When I tell people about the day you were born I say it was the most empowering day of my life. Your birth was magical. You were born in the house where we lived, surrounded by people who loved us, as the sun was setting. And at the moment of your birth there was a gentle breeze that flowed in from the front window and with it the scent of delicate rock roses. And as I breathed in that sweetness, I knew your Granpa G. was there with us. Unlike many people, your birth name has meaning. I love you with all my heart.
Today my second child and my youngest is turning 23 years old. My first child was born in a hospital. My second was born at home with a midwife. As a woman and a mother I felt strength during her pregnancy and birth. My mantra was, “I have confidence in my body to do what it was created to do naturally.” Her birth was a back labor and lasted 23 hours. Having her at home was one of the best decisions I’ve made in my whole life. It truly was empowering.

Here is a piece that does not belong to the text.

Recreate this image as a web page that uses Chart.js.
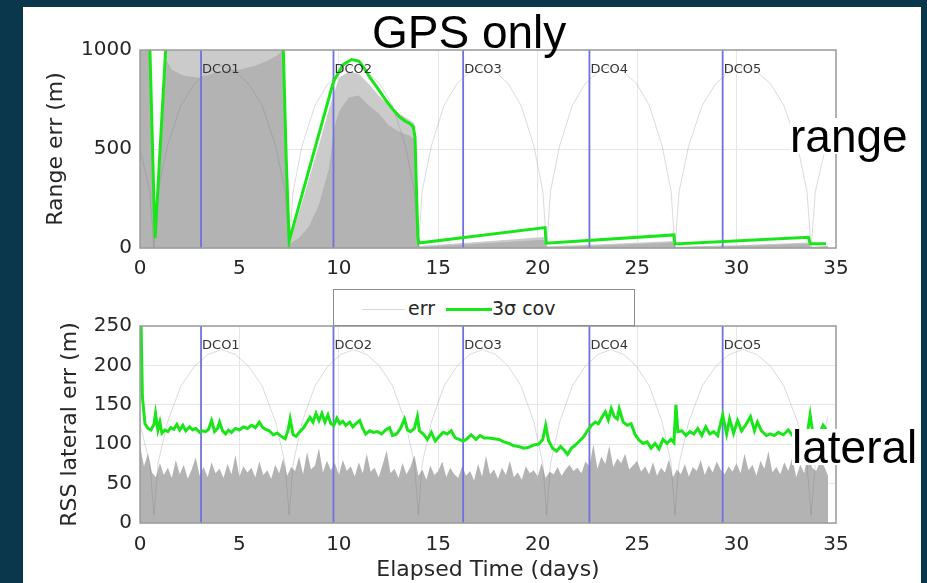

I remember digging up those rock roses from the front yard of the home my husband grew up in. He lived in the same house his entire childhood. When we got married, no one lived there, as his parents had retired further south, so we moved in. Those roses were originally in front of the room his sister grew up in and the room that eventually was our first daughter’s nursery. My father in-law, Tom, was a horticulturalist by hobby. These were his roses. My father in-law was a second father to me. I lost my own when I was nine years old. I am not sure I could have loved Grandpa G. more for all the kindness, affection, and love he gave me. He died before my littlest was born. The irony, both my father and father in-law were taken from me by cancer. Roses do not survive well when but these were his roses, for his little girl. I was not surprised when they survived. I think I willed them to live.
My daughters each have a family name. Hers is Serene, after Tom’s mother. I remember sitting at his bed side and him saying he wished he could live to see more grandchildren. I didn’t know it, but I was pregnant. Eight months later Serene was born. The breeze winding in the room and the scent of those roses. I knew Tom saw his granddaughter. I felt it in my heart.